Stay around to fix problems raised in code review¶
Not many patches get into QEMU straight away – it is quite common that developers will identify bugs, or suggest a cleaner approach, or even just point out code style issues or commit message typos. You’ll need to respond to these, and then send a second version of your patches with the issues fixed. This takes a little time and effort on your part, but if you don’t do it then your changes will never get into QEMU. It’s also just polite – it is quite disheartening for a developer to spend time reviewing your code and suggesting improvements, only to find that you’re not going to do anything further and it was all wasted effort.
When replying to comments on your patches reply to all and not just the sender – keeping discussion on the mailing list means everybody can follow it.
Pay attention to review comments¶
Someone took their time to review your work, and it pays to respect that effort; repeatedly submitting a series without addressing all comments from the previous round tends to alienate reviewers and stall your patch. Reviewers aren’t always perfect, so it is okay if you want to argue that your code was correct in the first place instead of blindly doing everything the reviewer asked. On the other hand, if someone pointed out a potential issue during review, then even if your code turns out to be correct, it’s probably a sign that you should improve your commit message and/or comments in the code explaining why the code is correct.
If you fix issues that are raised during review resend the entire patch series not just the one patch that was changed. This allows maintainers to easily apply the fixed series without having to manually identify which patches are relevant.

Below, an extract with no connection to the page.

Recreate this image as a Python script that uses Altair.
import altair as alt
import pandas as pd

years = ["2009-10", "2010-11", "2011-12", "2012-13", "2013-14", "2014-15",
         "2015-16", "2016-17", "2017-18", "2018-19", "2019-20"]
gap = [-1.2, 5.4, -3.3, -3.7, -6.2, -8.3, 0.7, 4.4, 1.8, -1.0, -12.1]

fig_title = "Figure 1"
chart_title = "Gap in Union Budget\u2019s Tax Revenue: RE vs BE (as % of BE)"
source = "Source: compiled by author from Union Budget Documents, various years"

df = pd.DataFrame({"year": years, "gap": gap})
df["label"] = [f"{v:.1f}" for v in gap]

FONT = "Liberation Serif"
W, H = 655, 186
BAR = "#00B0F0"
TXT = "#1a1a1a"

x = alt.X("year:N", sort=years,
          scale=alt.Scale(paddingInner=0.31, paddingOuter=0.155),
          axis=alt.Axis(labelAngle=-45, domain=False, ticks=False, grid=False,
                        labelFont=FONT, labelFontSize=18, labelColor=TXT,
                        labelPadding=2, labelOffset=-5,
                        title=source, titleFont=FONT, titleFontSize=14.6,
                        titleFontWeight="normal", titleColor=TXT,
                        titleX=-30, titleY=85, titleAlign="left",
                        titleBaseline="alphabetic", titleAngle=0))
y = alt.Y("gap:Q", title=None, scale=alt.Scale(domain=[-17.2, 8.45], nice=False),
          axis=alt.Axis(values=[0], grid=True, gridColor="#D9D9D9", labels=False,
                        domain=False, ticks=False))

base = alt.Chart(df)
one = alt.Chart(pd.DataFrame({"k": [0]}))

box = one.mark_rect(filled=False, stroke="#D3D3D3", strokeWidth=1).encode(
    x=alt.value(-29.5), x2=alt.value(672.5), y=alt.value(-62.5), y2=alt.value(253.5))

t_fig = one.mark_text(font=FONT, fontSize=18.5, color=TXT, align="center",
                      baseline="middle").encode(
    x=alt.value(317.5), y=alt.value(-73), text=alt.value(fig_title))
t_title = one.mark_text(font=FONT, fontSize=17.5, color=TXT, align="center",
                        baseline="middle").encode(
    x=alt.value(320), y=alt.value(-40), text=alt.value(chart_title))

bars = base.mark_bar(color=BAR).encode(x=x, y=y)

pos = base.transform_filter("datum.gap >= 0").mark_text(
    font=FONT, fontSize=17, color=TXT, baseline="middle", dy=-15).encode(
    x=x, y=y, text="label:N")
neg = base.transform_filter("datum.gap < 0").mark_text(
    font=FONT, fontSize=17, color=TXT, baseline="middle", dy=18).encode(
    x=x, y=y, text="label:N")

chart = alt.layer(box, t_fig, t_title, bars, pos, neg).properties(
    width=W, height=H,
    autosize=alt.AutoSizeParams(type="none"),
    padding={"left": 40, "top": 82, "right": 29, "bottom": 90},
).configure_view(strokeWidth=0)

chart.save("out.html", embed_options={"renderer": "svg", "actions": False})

Send the new version as a complete fresh email or series of emails – don’t try to make it a followup to version 1. (This helps automatic patch email handling tools distinguish between v1 and v2 emails.)

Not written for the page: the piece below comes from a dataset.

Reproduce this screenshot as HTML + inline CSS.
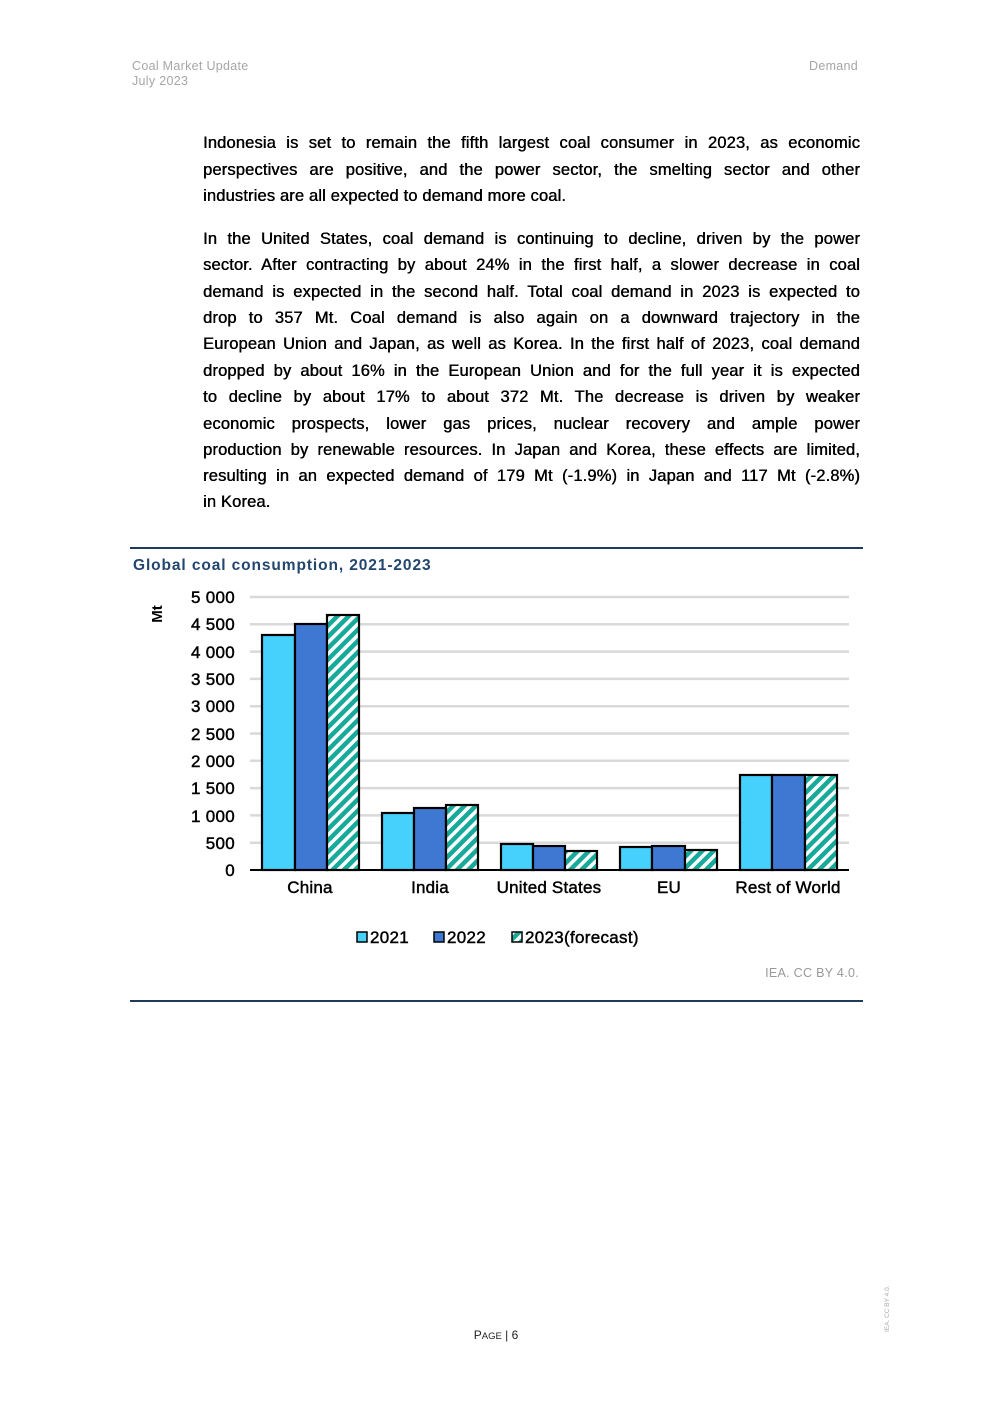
<!DOCTYPE html><html><head><meta charset="utf-8"><style>
body{margin:0;width:992px;height:1403px;background:#fff;position:relative;font-family:"Liberation Sans",sans-serif;overflow:hidden}
.h{position:absolute;color:#a6a6a6;font-size:12.5px;line-height:15px;letter-spacing:0.3px}
.l{position:absolute;left:203px;width:657px;font-size:16.5px;color:#000;text-align:justify;text-align-last:justify;white-space:nowrap;line-height:20px;text-shadow:0.35px 0 0 #000,0 0.2px 0 #000;letter-spacing:0.15px}
.l.e{text-align-last:left}
</style></head><body>
<div class="h" style="left:132px;top:59px">Coal Market Update<br>July 2023</div>
<div class="h" style="left:809px;top:59px">Demand</div>
<div class="l" style="top:133px">Indonesia is set to remain the fifth largest coal consumer in 2023, as economic</div>
<div class="l" style="top:160px">perspectives are positive, and the power sector, the smelting sector and other</div>
<div class="l e" style="top:186px">industries are all expected to demand more coal.</div>
<div class="l" style="top:229px">In the United States, coal demand is continuing to decline, driven by the power</div>
<div class="l" style="top:255px">sector. After contracting by about 24% in the first half, a slower decrease in coal</div>
<div class="l" style="top:282px">demand is expected in the second half. Total coal demand in 2023 is expected to</div>
<div class="l" style="top:308px">drop to 357 Mt. Coal demand is also again on a downward trajectory in the</div>
<div class="l" style="top:334px">European Union and Japan, as well as Korea. In the first half of 2023, coal demand</div>
<div class="l" style="top:361px">dropped by about 16% in the European Union and for the full year it is expected</div>
<div class="l" style="top:387px">to decline by about 17% to about 372 Mt. The decrease is driven by weaker</div>
<div class="l" style="top:414px">economic prospects, lower gas prices, nuclear recovery and ample power</div>
<div class="l" style="top:440px">production by renewable resources. In Japan and Korea, these effects are limited,</div>
<div class="l" style="top:466px">resulting in an expected demand of 179 Mt (-1.9%) in Japan and 117 Mt (-2.8%)</div>
<div class="l e" style="top:492px">in Korea.</div>
<svg style="position:absolute;left:0;top:0" width="992" height="1403" font-family="Liberation Sans, sans-serif">
<defs><pattern id="p" width="8" height="8" patternUnits="userSpaceOnUse" patternTransform="rotate(45)"><rect width="8" height="8" fill="#fff"/><rect width="4.5" height="8" fill="#17a99a"/></pattern></defs>
<line x1="130" y1="548" x2="863" y2="548" stroke="#1f3a5a" stroke-width="2"/>
<line x1="130" y1="1001" x2="863" y2="1001" stroke="#1f3a5a" stroke-width="2"/>
<text x="133" y="570" font-size="15.5" font-weight="bold" fill="#23466f" letter-spacing="0.9">Global coal consumption, 2021-2023</text>
<g stroke="#d9d9d9" stroke-width="2.5">
<line x1="250" x2="849" y1="597" y2="597"/><line x1="250" x2="849" y1="624.3" y2="624.3"/><line x1="250" x2="849" y1="651.6" y2="651.6"/><line x1="250" x2="849" y1="678.9" y2="678.9"/><line x1="250" x2="849" y1="706.2" y2="706.2"/><line x1="250" x2="849" y1="733.5" y2="733.5"/><line x1="250" x2="849" y1="760.8" y2="760.8"/><line x1="250" x2="849" y1="788.1" y2="788.1"/><line x1="250" x2="849" y1="815.4" y2="815.4"/><line x1="250" x2="849" y1="842.7" y2="842.7"/></g>
<g font-size="17" fill="#000" stroke="#000" stroke-width="0.45" text-anchor="end" letter-spacing="0.3">
<text x="235" y="603">5 000</text><text x="235" y="630">4 500</text><text x="235" y="658">4 000</text><text x="235" y="685">3 500</text><text x="235" y="712">3 000</text><text x="235" y="740">2 500</text><text x="235" y="767">2 000</text><text x="235" y="794">1 500</text><text x="235" y="822">1 000</text><text x="235" y="849">500</text><text x="235" y="876">0</text></g>
<text transform="translate(162,614) rotate(-90)" font-size="15" font-weight="bold" text-anchor="middle">Mt</text>
<g stroke="#000" stroke-width="2.2">
<rect x="262" y="635" width="33" height="235" fill="#45d1fb"/><rect x="295" y="624" width="32" height="246" fill="#3f78d3"/><rect x="327" y="615" width="32" height="255" fill="url(#p)"/>
<rect x="382" y="813" width="32" height="57" fill="#45d1fb"/><rect x="414" y="808" width="32" height="62" fill="#3f78d3"/><rect x="446" y="805" width="32" height="65" fill="url(#p)"/>
<rect x="501" y="844" width="32" height="26" fill="#45d1fb"/><rect x="533" y="846" width="32" height="24" fill="#3f78d3"/><rect x="565" y="851" width="32" height="19" fill="url(#p)"/>
<rect x="620" y="847" width="32" height="23" fill="#45d1fb"/><rect x="652" y="846" width="33" height="24" fill="#3f78d3"/><rect x="685" y="850" width="32" height="20" fill="url(#p)"/>
<rect x="740" y="775" width="32" height="95" fill="#45d1fb"/><rect x="772" y="775" width="33" height="95" fill="#3f78d3"/><rect x="805" y="775" width="32" height="95" fill="url(#p)"/>
</g>
<line x1="250" x2="849" y1="870" y2="870" stroke="#000" stroke-width="2"/>
<g font-size="17" text-anchor="middle" stroke="#000" stroke-width="0.45" letter-spacing="0.2"><text x="310" y="893">China</text><text x="430" y="893">India</text><text x="549" y="893">United States</text><text x="669" y="893">EU</text><text x="788" y="893">Rest of World</text></g>
<g stroke="#000" stroke-width="1.5"><rect x="357" y="932" width="10" height="10" fill="#45d1fb"/><rect x="434" y="932" width="10" height="10" fill="#3f78d3"/><rect x="512" y="932" width="10" height="10" fill="url(#p)"/></g>
<g font-size="17" stroke="#000" stroke-width="0.45" letter-spacing="0.3"><text x="370" y="943">2021</text><text x="447" y="943">2022</text><text x="525" y="943">2023(forecast)</text></g>
<text x="859" y="977" font-size="12.5" fill="#999" text-anchor="end" letter-spacing="0.3">IEA. CC BY 4.0.</text>
<text x="496" y="1339" font-size="12" text-anchor="middle" fill="#222">P<tspan font-size="9.5">AGE</tspan> | 6</text>
<text transform="translate(889,1332) rotate(-90)" font-size="6.5" fill="#aaa">IEA. CC BY 4.0.</text>
</svg>
</body></html>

When resending patches add a version tag¶
All patches beyond the first version should include a version tag – for
example, “[PATCH v2]”. This means people can easily identify whether
they’re looking at the most recent version. (The first version of a
patch need not say “v1”, just [PATCH] is sufficient.) For patch series,
the version applies to the whole series – even if you only change one
patch, you resend the entire series and mark it as “v2”. Don’t try to
track versions of different patches in the series separately. git
format-patch and git
send-email both understand
the -v2
option to make this easier. Send each new revision as a new
top-level thread, rather than burying it in-reply-to an earlier
revision, as many reviewers are not looking inside deep threads for new
patches.
Include version history in patchset revisions¶
For later versions of patches, include a summary of changes from
previous versions, but not in the commit message itself. In an email
formatted as a git patch, the commit message is the part above the ---
line, and this will go into the git changelog when the patch is
committed. This part should be a self-contained description of what this
version of the patch does, written to make sense to anybody who comes
back to look at this commit in git in six months’ time. The part below
the ---
line and above the patch proper (git format-patch puts the
diffstat here) is a good place to put remarks for people reading the
patch email, and this is where the “changes since previous version”

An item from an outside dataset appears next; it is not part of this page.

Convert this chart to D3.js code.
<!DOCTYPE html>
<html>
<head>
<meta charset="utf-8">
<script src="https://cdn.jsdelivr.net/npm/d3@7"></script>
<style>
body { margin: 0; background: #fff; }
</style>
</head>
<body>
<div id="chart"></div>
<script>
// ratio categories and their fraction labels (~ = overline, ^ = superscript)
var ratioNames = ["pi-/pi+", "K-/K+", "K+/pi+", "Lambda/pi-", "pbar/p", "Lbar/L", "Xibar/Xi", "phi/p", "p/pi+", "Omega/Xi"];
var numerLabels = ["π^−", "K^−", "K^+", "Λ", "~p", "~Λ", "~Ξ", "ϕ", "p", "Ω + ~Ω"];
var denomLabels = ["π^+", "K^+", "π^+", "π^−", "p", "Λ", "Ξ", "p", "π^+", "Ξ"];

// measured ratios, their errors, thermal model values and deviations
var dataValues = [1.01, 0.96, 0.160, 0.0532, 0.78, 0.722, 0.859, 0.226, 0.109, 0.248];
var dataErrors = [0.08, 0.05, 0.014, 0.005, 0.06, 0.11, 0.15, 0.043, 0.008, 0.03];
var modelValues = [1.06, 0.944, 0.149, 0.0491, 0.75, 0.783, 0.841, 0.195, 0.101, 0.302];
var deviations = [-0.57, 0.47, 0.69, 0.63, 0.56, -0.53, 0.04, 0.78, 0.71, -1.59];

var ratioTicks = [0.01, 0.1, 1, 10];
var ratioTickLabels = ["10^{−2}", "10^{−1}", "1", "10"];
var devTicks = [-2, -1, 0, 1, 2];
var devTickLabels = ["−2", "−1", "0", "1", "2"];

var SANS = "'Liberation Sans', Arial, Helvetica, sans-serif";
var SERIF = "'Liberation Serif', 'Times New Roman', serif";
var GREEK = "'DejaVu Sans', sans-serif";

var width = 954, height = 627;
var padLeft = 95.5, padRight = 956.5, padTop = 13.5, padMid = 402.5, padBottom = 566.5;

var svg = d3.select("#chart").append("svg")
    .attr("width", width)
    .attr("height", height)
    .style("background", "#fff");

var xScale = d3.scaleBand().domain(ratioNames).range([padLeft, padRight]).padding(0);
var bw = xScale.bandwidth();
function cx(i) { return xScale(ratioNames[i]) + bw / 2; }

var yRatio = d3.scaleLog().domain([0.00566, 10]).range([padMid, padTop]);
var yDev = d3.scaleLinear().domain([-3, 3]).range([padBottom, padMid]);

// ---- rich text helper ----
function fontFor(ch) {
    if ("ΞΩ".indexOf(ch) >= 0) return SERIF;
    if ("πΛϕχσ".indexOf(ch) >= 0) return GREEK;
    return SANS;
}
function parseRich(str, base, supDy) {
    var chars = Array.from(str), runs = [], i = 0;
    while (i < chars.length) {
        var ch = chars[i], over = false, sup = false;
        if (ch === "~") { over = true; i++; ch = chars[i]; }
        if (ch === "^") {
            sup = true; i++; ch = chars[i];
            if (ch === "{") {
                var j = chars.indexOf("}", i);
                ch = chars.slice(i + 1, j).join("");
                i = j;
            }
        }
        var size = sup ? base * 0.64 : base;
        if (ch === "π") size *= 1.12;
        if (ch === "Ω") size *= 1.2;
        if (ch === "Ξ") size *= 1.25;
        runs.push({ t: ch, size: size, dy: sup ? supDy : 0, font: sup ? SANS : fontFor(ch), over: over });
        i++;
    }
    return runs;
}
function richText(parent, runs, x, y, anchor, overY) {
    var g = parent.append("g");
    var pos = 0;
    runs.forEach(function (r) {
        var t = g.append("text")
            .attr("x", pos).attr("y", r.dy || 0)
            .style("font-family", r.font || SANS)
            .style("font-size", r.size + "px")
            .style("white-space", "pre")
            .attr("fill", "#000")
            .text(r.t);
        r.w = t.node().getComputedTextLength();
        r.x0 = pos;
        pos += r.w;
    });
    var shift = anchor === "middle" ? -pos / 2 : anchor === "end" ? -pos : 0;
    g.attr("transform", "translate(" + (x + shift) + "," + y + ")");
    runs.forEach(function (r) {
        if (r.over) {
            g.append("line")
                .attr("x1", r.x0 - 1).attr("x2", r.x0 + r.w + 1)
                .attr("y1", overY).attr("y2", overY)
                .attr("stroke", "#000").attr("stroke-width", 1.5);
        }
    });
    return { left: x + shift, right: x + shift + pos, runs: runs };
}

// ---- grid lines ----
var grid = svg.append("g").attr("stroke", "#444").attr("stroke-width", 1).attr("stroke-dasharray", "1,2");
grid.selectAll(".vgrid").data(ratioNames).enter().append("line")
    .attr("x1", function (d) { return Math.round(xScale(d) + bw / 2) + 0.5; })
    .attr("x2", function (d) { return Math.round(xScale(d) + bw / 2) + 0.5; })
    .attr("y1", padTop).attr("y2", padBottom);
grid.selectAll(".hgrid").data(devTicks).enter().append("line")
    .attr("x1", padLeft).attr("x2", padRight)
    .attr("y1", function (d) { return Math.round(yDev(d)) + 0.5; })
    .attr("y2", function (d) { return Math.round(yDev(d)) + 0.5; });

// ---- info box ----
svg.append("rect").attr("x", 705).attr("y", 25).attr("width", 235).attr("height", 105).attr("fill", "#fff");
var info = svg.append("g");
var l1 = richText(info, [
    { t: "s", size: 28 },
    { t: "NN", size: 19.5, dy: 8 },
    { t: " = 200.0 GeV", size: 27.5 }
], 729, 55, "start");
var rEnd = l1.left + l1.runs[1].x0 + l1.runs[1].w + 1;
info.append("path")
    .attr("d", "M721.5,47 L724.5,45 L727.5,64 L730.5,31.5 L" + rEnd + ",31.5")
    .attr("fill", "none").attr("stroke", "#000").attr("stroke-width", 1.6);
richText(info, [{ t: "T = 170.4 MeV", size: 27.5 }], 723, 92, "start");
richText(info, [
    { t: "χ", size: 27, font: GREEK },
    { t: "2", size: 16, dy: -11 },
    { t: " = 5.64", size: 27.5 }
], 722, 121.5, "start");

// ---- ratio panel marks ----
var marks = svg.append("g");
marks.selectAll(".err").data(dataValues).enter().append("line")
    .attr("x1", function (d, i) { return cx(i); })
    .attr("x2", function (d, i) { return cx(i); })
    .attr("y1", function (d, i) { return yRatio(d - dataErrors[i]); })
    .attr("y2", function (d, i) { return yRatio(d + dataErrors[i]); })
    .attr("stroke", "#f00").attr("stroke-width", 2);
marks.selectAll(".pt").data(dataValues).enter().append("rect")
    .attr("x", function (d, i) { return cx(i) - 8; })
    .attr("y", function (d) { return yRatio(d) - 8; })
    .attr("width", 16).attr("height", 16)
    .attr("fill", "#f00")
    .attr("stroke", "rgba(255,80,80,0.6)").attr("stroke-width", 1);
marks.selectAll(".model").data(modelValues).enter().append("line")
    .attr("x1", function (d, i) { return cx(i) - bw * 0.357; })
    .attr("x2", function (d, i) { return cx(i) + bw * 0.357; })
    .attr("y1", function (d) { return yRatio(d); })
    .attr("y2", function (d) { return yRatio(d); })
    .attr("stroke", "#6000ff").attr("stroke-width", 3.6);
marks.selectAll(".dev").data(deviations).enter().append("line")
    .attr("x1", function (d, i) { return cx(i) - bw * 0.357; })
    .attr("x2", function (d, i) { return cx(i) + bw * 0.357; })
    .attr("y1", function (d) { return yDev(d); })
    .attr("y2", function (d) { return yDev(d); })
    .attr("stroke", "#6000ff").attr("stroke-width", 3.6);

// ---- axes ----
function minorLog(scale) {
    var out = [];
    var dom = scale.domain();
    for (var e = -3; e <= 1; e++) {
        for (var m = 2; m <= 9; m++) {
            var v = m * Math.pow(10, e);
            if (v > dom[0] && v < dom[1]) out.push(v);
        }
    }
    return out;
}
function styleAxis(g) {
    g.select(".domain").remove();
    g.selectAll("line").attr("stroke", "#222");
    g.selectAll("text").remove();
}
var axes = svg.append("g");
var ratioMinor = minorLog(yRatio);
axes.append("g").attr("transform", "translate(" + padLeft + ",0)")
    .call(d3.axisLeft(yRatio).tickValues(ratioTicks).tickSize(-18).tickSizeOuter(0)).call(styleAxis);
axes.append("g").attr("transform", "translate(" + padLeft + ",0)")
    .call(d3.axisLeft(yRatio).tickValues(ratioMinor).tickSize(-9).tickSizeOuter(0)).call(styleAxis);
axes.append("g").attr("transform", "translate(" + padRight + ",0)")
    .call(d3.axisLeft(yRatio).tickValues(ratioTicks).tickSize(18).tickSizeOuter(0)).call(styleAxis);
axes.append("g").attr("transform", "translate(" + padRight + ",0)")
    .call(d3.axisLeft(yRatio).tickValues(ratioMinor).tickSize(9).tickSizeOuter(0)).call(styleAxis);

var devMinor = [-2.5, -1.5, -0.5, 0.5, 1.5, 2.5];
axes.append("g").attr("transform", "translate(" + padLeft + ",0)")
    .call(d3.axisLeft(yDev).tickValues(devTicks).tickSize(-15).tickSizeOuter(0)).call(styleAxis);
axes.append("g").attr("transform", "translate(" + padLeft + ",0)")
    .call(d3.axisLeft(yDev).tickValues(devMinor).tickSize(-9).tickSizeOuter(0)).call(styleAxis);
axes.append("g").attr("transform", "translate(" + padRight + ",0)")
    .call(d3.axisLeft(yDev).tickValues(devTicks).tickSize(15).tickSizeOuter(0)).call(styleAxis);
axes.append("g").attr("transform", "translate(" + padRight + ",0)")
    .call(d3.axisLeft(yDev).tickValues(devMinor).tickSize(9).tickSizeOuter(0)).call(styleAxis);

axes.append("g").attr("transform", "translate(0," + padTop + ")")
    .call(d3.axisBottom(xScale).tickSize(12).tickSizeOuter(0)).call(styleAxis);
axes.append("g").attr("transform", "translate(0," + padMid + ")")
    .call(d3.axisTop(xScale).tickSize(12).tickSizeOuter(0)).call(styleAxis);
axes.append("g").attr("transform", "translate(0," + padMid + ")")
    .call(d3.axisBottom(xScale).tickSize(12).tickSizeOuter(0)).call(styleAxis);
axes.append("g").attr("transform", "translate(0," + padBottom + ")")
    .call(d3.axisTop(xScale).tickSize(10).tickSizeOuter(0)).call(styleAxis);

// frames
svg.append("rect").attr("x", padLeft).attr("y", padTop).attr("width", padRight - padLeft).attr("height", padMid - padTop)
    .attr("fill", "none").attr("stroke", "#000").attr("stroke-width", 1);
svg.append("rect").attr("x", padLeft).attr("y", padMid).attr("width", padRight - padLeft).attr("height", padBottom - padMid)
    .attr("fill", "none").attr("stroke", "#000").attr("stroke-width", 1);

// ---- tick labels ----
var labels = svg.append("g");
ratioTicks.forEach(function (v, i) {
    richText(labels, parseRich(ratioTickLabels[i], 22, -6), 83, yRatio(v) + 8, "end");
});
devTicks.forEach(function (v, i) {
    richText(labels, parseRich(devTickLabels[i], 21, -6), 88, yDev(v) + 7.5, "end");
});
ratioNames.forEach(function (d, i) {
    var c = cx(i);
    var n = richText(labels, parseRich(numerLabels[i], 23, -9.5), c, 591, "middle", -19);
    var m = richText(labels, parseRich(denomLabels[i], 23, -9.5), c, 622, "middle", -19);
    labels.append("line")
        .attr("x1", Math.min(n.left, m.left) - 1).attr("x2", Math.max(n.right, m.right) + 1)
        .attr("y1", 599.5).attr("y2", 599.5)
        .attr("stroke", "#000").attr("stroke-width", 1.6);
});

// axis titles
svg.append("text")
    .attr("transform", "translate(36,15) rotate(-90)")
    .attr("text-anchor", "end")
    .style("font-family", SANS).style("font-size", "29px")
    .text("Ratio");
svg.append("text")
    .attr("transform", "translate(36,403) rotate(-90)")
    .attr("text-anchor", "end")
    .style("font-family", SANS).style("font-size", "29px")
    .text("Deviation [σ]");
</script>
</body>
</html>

summary belongs. The git-publish script can help with
tracking a good summary across versions. Also, the git-backport-diff script can help focus
reviewers on what changed between revisions.
Tips and Tricks¶
Proper use of Reviewed-by: tags can aid review¶
When reviewing a large series, a reviewer can reply to some of the patches with a Reviewed-by tag, stating that they are happy with that patch in isolation (sometimes conditional on minor cleanup, like fixing whitespace, that doesn’t affect code content). You should then update those commit messages by hand to include the Reviewed-by tag, so that in the next revision, reviewers can spot which patches were already clean from the previous round. Conversely, if you significantly modify a patch that was previously reviewed, remove the reviewed-by tag out of the commit message, as well as listing the changes from the previous version, to make it easier to focus a reviewer’s attention to your changes.
If your patch seems to have been ignored¶
If your patchset has received no replies you should “ping” it after a week or two, by sending an email as a reply-to-all to the patch mail, including the word “ping” and ideally also a link to the page for the patch on patchew or lore.kernel.org. It’s worth double-checking for reasons why your patch might have been ignored (forgot to CC the maintainer? annoyed people by failing to respond to review comments on an earlier version?), but often for less-maintained areas of QEMU patches do just slip through the cracks. If your ping is also ignored, ping again after another week or so. As the submitter, you are the person with the most motivation to get your patch applied, so you have to be persistent.
Is my patch in?¶
QEMU has some Continuous Integration machines that try to catch patch submission problems as soon as possible. patchew includes a web interface for tracking the status of various threads that have been posted to the list, and may send you an automated mail if it detected a problem with your patch.
Once your patch has had enough review on list, the maintainer for that area of code will send notification to the list that they are including your patch in a particular staging branch. Periodically, the maintainer then takes care of Submitting a Pull Request for aggregating topic branches into mainline QEMU. Generally, you do not need to send a pull request unless you have contributed enough patches to become a maintainer over a particular section of code. Maintainers may further modify your commit, by resolving simple merge conflicts or fixing minor typos pointed out during review, but will always add a Signed-off-by line in addition to yours, indicating that it went through their tree. Occasionally, the maintainer’s pull request may hit more difficult merge conflicts, where you may be requested to help rebase and resolve the problems. It may take a couple of weeks between when your patch first had a positive review to when it finally lands in qemu.git; release cycle freezes may extend that time even longer.
Return the favor¶
Peer review only works if everyone chips in a bit of review time. If everyone submitted more patches than they reviewed, we would have a patch backlog. A good goal is to try to review at least as many patches from others as what you submit. Don’t worry if you don’t know the code base as well as a maintainer; it’s perfectly fine to admit when your review is weak because you are unfamiliar with the code.